Five Common Errors We See In Credit Control

Five Common Errors We See In Credit Control

Five Common Errors We See In Credit Control

Posted: 06/05/2021

We have worked with over 12,000 clients over 26 years so we've seen a few common errors when it comes to credit control and chasing invoices. We've listed FIVE of the most common errors we see to try and help businesses young and old. If it helps you avoid one bad debt in the future then it was worth sharing. Good luck. 

FIVE common errors we see in Credit Control

1. Know who you’re dealing with?

Is it Fred Bloggs Ltd, Fred Bloggs UK Ltd or Fred and Mary Bloggs trading as Fred Bloggs?  

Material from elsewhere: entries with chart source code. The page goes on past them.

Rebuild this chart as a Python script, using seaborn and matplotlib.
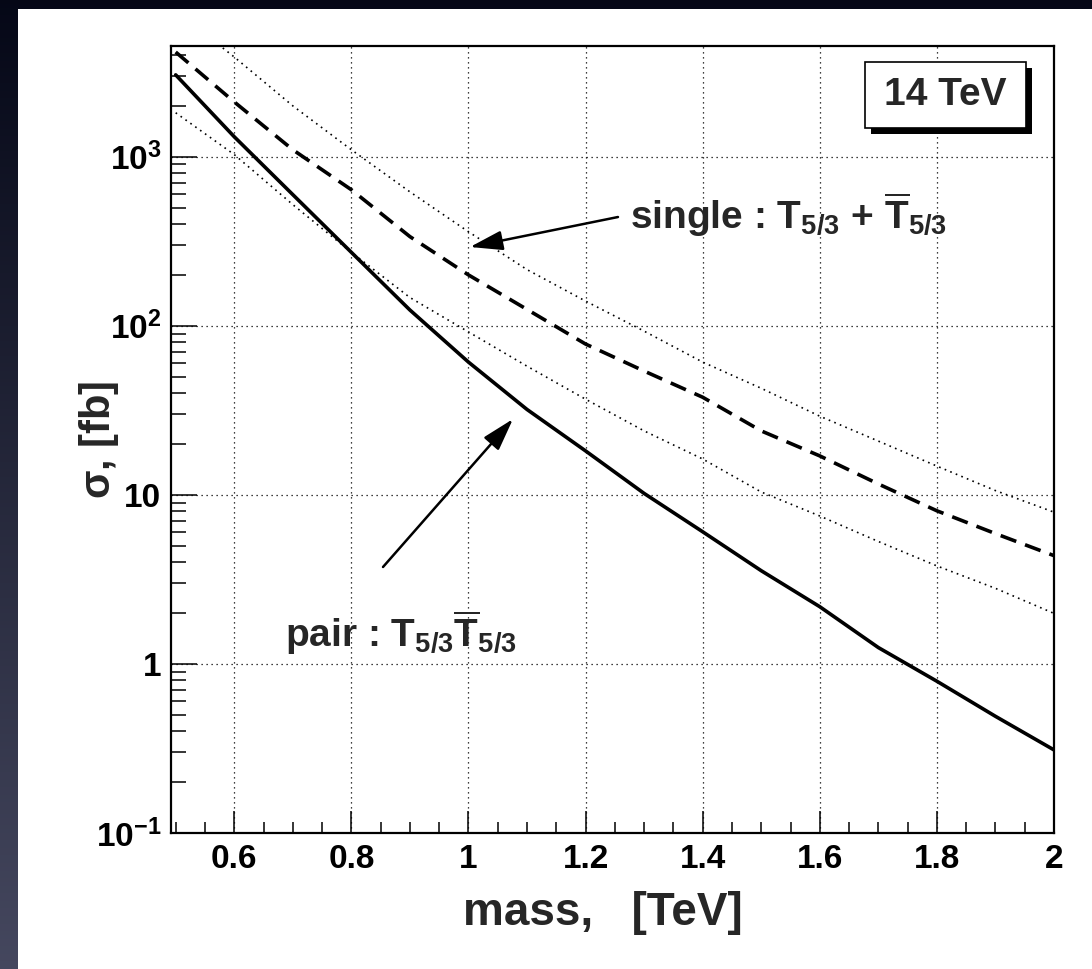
import numpy as np
import matplotlib
matplotlib.use("Agg")
import matplotlib.pyplot as plt
from matplotlib.patches import Rectangle
from matplotlib.ticker import FixedLocator, NullFormatter
import seaborn as sns
import pandas as pd

sns.set_style("white")
plt.rcParams['font.family'] = ['Liberation Sans', 'DejaVu Sans']
plt.rcParams['font.weight'] = 'bold'
plt.rcParams['mathtext.fontset'] = 'custom'
plt.rcParams['mathtext.rm'] = 'Liberation Sans'
plt.rcParams['mathtext.bf'] = 'Liberation Sans:bold'
plt.rcParams['mathtext.it'] = 'Liberation Sans:italic'

# cross sections, in fb
mass = [0.5, 0.6, 0.7, 0.8, 0.9, 1.0, 1.1, 1.2, 1.3, 1.4, 1.5, 1.6, 1.7, 1.8, 1.9, 2.0]
sigma_pair = [3050, 1313, 597, 272, 124, 61, 32, 18.2, 10.2, 6.05, 3.56, 2.18, 1.25, 0.79, 0.49, 0.31]
sigma_single = [4160, 2110, 1100, 638, 337, 200, 125, 78, 54, 37.8, 23.9, 17.0, 11.6, 8.05, 5.9, 4.37]
sigma_single_up = [7300, 3890, 2000, 1100, 620, 360, 215, 140, 93, 61, 42.7, 29.2, 20.8, 14.8, 10.6, 7.9]
sigma_single_down = [1820, 1030, 521, 272, 147, 92, 57.7, 36.8, 23.9, 16.3, 10.4, 7.5, 5.3, 3.8, 2.8, 1.99]

xticks = [0.6, 0.8, 1.0, 1.2, 1.4, 1.6, 1.8, 2.0]
xtick_labels = ["0.6", "0.8", "1", "1.2", "1.4", "1.6", "1.8", "2"]
yticks = [0.1, 1, 10, 100, 1000]
ytick_labels = [r"10$^{\mathbf{-1}}$", "1", "10", r"10$^{\mathbf{2}}$", r"10$^{\mathbf{3}}$"]

W, H = 1092, 969
fig = plt.figure(figsize=(W / 100, H / 100), dpi=100)

# dark slide background with white panel
bg = fig.add_axes([0, 0, 1, 1], zorder=-10)
top_c = np.array([0.02, 0.03, 0.09])
bot_c = np.array([0.27, 0.28, 0.37])
t = np.linspace(0, 1, 256)[:, None, None]
grad = top_c * (1 - t) + bot_c * t
bg.imshow(grad, extent=[0, W, H, 0], aspect='auto')
bg.add_patch(Rectangle((18, 9), W - 18, H - 9, facecolor='white', edgecolor='none'))
bg.set_xlim(0, W)
bg.set_ylim(H, 0)
bg.axis('off')

ax = fig.add_axes([171 / W, 1 - 833 / H, (1054 - 171) / W, (833 - 46) / H])
ax.set_facecolor('white')

df = pd.DataFrame({'mass': mass, 'pair': sigma_pair, 'single': sigma_single,
                   'up': sigma_single_up, 'down': sigma_single_down})

dot = (0, (1, 2.6))
sns.lineplot(data=df, x='mass', y='up', ax=ax, color='black', lw=1.2, linestyle=dot)
sns.lineplot(data=df, x='mass', y='down', ax=ax, color='black', lw=1.2, linestyle=dot)
sns.lineplot(data=df, x='mass', y='single', ax=ax, color='black', lw=2.6, linestyle=(0, (4.6, 2.6)))
sns.lineplot(data=df, x='mass', y='pair', ax=ax, color='black', lw=2.6)

ax.set_yscale('log')
ax.set_xlim(0.492, 2.0)
ax.set_ylim(0.1, 10 ** 3.655)

ax.set_xticks(xticks)
ax.set_xticklabels(xtick_labels)
ax.xaxis.set_minor_locator(FixedLocator(np.arange(0.5, 2.0, 0.05)))
ax.set_yticks(yticks)
ax.set_yticklabels(ytick_labels)
ax.yaxis.set_minor_locator(FixedLocator([m * 10.0 ** e for e in range(-1, 4) for m in range(2, 10)]))
ax.yaxis.set_minor_formatter(NullFormatter())

ax.tick_params(axis='both', which='both', direction='in', top=False, right=False,
               bottom=True, left=True, width=1.1, colors='black')
ax.tick_params(axis='x', which='major', length=16, pad=8, labelsize=24)
ax.tick_params(axis='x', which='minor', length=8)
ax.tick_params(axis='y', which='major', length=19, pad=7, labelsize=24)
ax.tick_params(axis='y', which='minor', length=11)

for s in ax.spines.values():
    s.set_color('black')
    s.set_linewidth(1.6)

# dotted grid at the major ticks
for xv in xticks[:-1]:
    ax.axvline(xv, color='black', lw=0.9, linestyle=(0, (1, 3)), zorder=0.5)
for yv in yticks[1:]:
    ax.axhline(yv, color='black', lw=0.9, linestyle=(0, (1, 3)), zorder=0.5)

ax.set_xlabel("mass,   [TeV]", fontsize=33, fontweight='bold')
ax.xaxis.set_label_coords(0.489, -0.074)
ax.set_ylabel("")
ax.text(-0.082, 0.5, r"$\mathrm{\sigma}$, [fb]", transform=ax.transAxes, rotation=90,
        ha='center', va='center', fontsize=30, fontweight='bold')

# 14 TeV box with shadow
x0, x1 = (865 - 171) / 883, (1026 - 171) / 883
y1, y0 = 1 - (62 - 46) / 787, 1 - (128 - 46) / 787
ax.add_patch(Rectangle((x0 + 0.007, y0 - 0.008), x1 - x0, y1 - y0, transform=ax.transAxes,
                       facecolor='black', edgecolor='none', zorder=5, clip_on=False))
ax.add_patch(Rectangle((x0, y0), x1 - x0, y1 - y0, transform=ax.transAxes,
                       facecolor='white', edgecolor='black', lw=1.2, zorder=6, clip_on=False))
ax.text((x0 + x1) / 2, (y0 + y1) / 2, "14 TeV", transform=ax.transAxes, ha='center', va='center',
        fontsize=28, fontweight='bold', zorder=7)

# labels and arrows
ax.text(0.5198, 0.7675, r"single : T$_{\mathbf{5/3}}$ + $\overline{\mathbf{T}}_{\mathbf{5/3}}$",
        transform=ax.transAxes, ha='left', va='baseline', fontsize=28, fontweight='bold')
ax.text(0.129, 0.2363, r"pair : T$_{\mathbf{5/3}}\overline{\mathbf{T}}_{\mathbf{5/3}}$",
        transform=ax.transAxes, ha='left', va='baseline', fontsize=28, fontweight='bold')

arrow = dict(arrowstyle='-|>,head_length=1.0,head_width=0.3', color='black', lw=1.8,
             mutation_scale=20, shrinkA=0, shrinkB=0)
ax.annotate("", xy=(0.3386, 0.7446), xytext=(0.5062, 0.7827),
            xycoords='axes fraction', textcoords='axes fraction', arrowprops=arrow)
ax.annotate("", xy=(0.3873, 0.526), xytext=(0.2401, 0.338),
            xycoords='axes fraction', textcoords='axes fraction', arrowprops=arrow)

fig.savefig("out.png", dpi=100)
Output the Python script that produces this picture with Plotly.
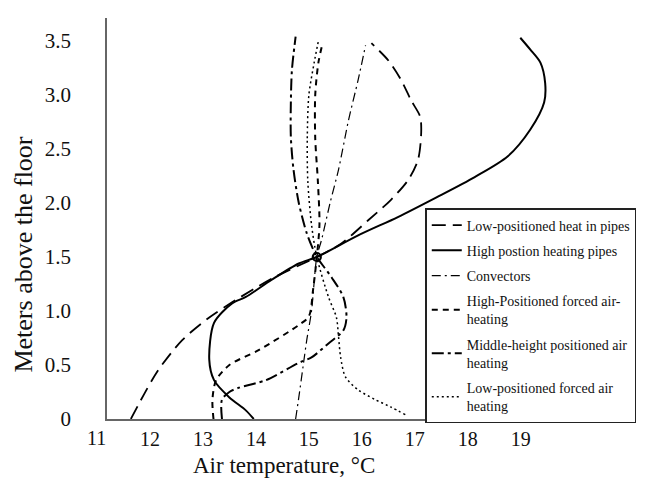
import plotly.graph_objects as go

# ---- data (air temperature in °C vs. height in m) ----
series_names = [
    "Low-positioned heat in pipes",
    "High postion heating pipes",
    "Convectors",
    "High-Positioned forced air-<br>heating",
    "Middle-height positioned air<br>heating",
    "Low-positioned forced air<br>heating",
]

low_pipes_T = [11.64, 12.14, 12.61, 13.12, 13.55, 14.3, 15.15, 15.6, 16.12, 16.55, 16.87, 17.06, 17.12, 17.1, 16.93, 16.74, 16.5, 16.18]
low_pipes_h = [0, 0.44, 0.73, 0.94, 1.08, 1.3, 1.5, 1.62, 1.84, 2.03, 2.21, 2.4, 2.65, 2.8, 2.95, 3.14, 3.32, 3.48]

high_pipes_T = [13.96, 13.81, 13.5, 13.21, 13.12, 13.21, 13.55, 13.81, 14.3, 14.81, 15.15, 15.93, 16.68, 17.4, 18.13, 18.75, 19.18, 19.44, 19.46, 19.37, 19.18, 18.99]
high_pipes_h = [0, 0.08, 0.2, 0.36, 0.55, 0.89, 1.07, 1.13, 1.29, 1.44, 1.5, 1.7, 1.87, 2.05, 2.24, 2.43, 2.68, 2.93, 3.11, 3.3, 3.42, 3.53]

convectors_T = [14.75, 14.81, 14.9, 14.96, 15.05, 15.15, 15.24, 15.4, 15.56, 15.75, 15.93, 16.07]
convectors_h = [0, 0.2, 0.52, 0.73, 1.0, 1.5, 1.66, 2.0, 2.31, 2.77, 3.14, 3.46]

high_forced_T = [13.2, 13.18, 13.25, 13.5, 14.06, 14.81, 15.0, 15.08, 15.15, 15.2, 15.17, 15.12, 15.12, 15.18, 15.26]
high_forced_h = [0, 0.18, 0.36, 0.5, 0.64, 0.87, 0.95, 1.2, 1.5, 1.8, 2.2, 2.6, 3.0, 3.3, 3.48]

middle_T = [13.36, 13.36, 13.5, 13.68, 14.19, 14.81, 15.05, 15.37, 15.65, 15.71, 15.65, 15.43, 15.15, 15.09, 14.96, 14.81, 14.71, 14.66, 14.66, 14.68, 14.75]
middle_h = [0, 0.18, 0.25, 0.29, 0.36, 0.52, 0.57, 0.70, 0.82, 0.94, 1.13, 1.31, 1.5, 1.56, 1.72, 2.0, 2.31, 2.61, 2.93, 3.23, 3.54]

low_forced_T = [16.82, 16.55, 16.25, 15.93, 15.69, 15.6, 15.56, 15.52, 15.37, 15.15, 15.05, 14.98, 14.97, 15.0, 15.1, 15.18]
low_forced_h = [0.04, 0.11, 0.18, 0.27, 0.39, 0.57, 0.76, 0.94, 1.13, 1.5, 1.8, 2.2, 2.6, 3.0, 3.3, 3.5]

meeting_T = [15.15]
meeting_h = [1.5]

x_ticks = [12, 13, 14, 15, 16, 17, 18, 19]
first_x_label = "11"
y_ticks = [0, 0.5, 1.0, 1.5, 2.0, 2.5, 3.0, 3.5]
y_ticktext = ["0", "0.5", "1.0", "1.5", "2.0", "2.5", "3.0", "3.5"]

# ---- styles ----
FONT = "Liberation Serif"
X_MIN, X_MAX = 11.19, 20.91
styles = [
    dict(width=1.8, dash="14px,7px"),
    dict(width=2.0, dash="solid"),
    dict(width=1.2, dash="9px,4px,2px,4px"),
    dict(width=2.0, dash="6px,5px"),
    dict(width=2.0, dash="12px,4px,3px,4px"),
    dict(width=1.5, dash="2px,3px"),
]
data = [
    (low_pipes_T, low_pipes_h),
    (high_pipes_T, high_pipes_h),
    (convectors_T, convectors_h),
    (high_forced_T, high_forced_h),
    (middle_T, middle_h),
    (low_forced_T, low_forced_h),
]

fig = go.Figure()
for i, (name, (tx, hy), st) in enumerate(zip(series_names, data, styles)):
    fig.add_trace(go.Scatter(
        x=tx, y=hy, name=name, mode="lines",
        line=dict(color="black", width=st["width"], dash=st["dash"], shape="spline", smoothing=0.8),
        legendgroup=f"g{i}",
    ))

fig.add_trace(go.Scatter(
    x=meeting_T, y=meeting_h, mode="markers", showlegend=False,
    marker=dict(symbol="circle-open", size=8, color="black", line=dict(width=2.2, color="black")),
))

fig.update_layout(
    width=648, height=488, autosize=False,
    margin=dict(l=107, r=23, t=18, b=69, pad=0),
    paper_bgcolor="white", plot_bgcolor="white",
    font=dict(family=FONT, color="#111"),
    showlegend=True,
    legend=dict(
        x=0.618, y=0.526, xanchor="left", yanchor="top",
        bordercolor="#222", borderwidth=1.5, bgcolor="white",
        font=dict(family=FONT, size=14, color="#111"),
        tracegroupgap=4,
    ),
)
fig.update_xaxes(
    range=[X_MIN, X_MAX], tickvals=x_ticks,
    showline=True, linecolor="#666", linewidth=1.5, mirror=False,
    showgrid=False, zeroline=False, ticks="",
    tickfont=dict(family=FONT, size=20, color="#111"),
    ticklabelstandoff=1,
)
fig.update_yaxes(
    range=[0, 3.713], tickvals=y_ticks, ticktext=y_ticktext,
    showline=True, linecolor="#666", linewidth=1.5,
    showgrid=False, zeroline=False, ticks="",
    tickfont=dict(family=FONT, size=21, color="#111"),
    ticklabelstandoff=30,
)

# the "11" label lies left of the axis line, so it is placed in paper units
x11_paper = (11 - X_MIN) / (X_MAX - X_MIN)
fig.add_annotation(x=x11_paper, y=0, xref="paper", yref="paper", text=first_x_label, showarrow=False,
                   xanchor="center", yanchor="top", yshift=-6,
                   font=dict(family=FONT, size=20, color="#111"))
fig.add_annotation(x=-0.162, y=0.409, xref="paper", yref="paper", text="Meters above the floor",
                   showarrow=False, textangle=-90, xanchor="center", yanchor="middle",
                   font=dict(family=FONT, size=26, color="#111"))
fig.add_annotation(x=0.344, y=-0.117, xref="paper", yref="paper", text="Air temperature, °C",
                   showarrow=False, xanchor="center", yanchor="middle",
                   font=dict(family=FONT, size=23, color="#111"))

fig.write_html("out.html")
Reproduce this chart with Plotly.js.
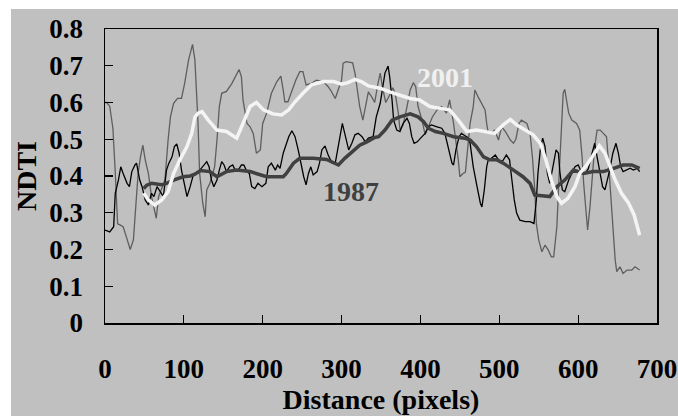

If you don’t know, you’re exposed to debt. If it ever got to court and you had the wrong legal entity, the judge would throw it out.

2. Terms & Conditions

Has your customer signed up to your latest T&C’s? Have you even got T&C’s?

If you haven’t got all your customers signed up to your latest T&C’s, you’re exposed to risk.

3. Sloppy admin

Most of your customers will pay you....but what about the one’s who don’t.

Do you know when they should have paid you? If you’re not organised there’s a chance you will miss it.

Use a credit control chase facility to help you.

4. Complacency – they’ve always paid before

When did you last take out a credit report on all your customers?

You could be giving credit to a customer who is about to go into administration and  you may not even know it.

5. Giving credit where it’s not due

A sale is not a sale unless it is paid for. Don’t give credit unless it’s due.

Get to know your customer first and do all you can to check them out before granting credit.

If you give credit to a new customer with no track record, you’re leaving yourself exposed to bad debt and write off’s.

If you have any debts that are causing you concern, we have a zero cost debt recovery service (no cost to you), just get in touch for a chat and we’ll try our best

to help.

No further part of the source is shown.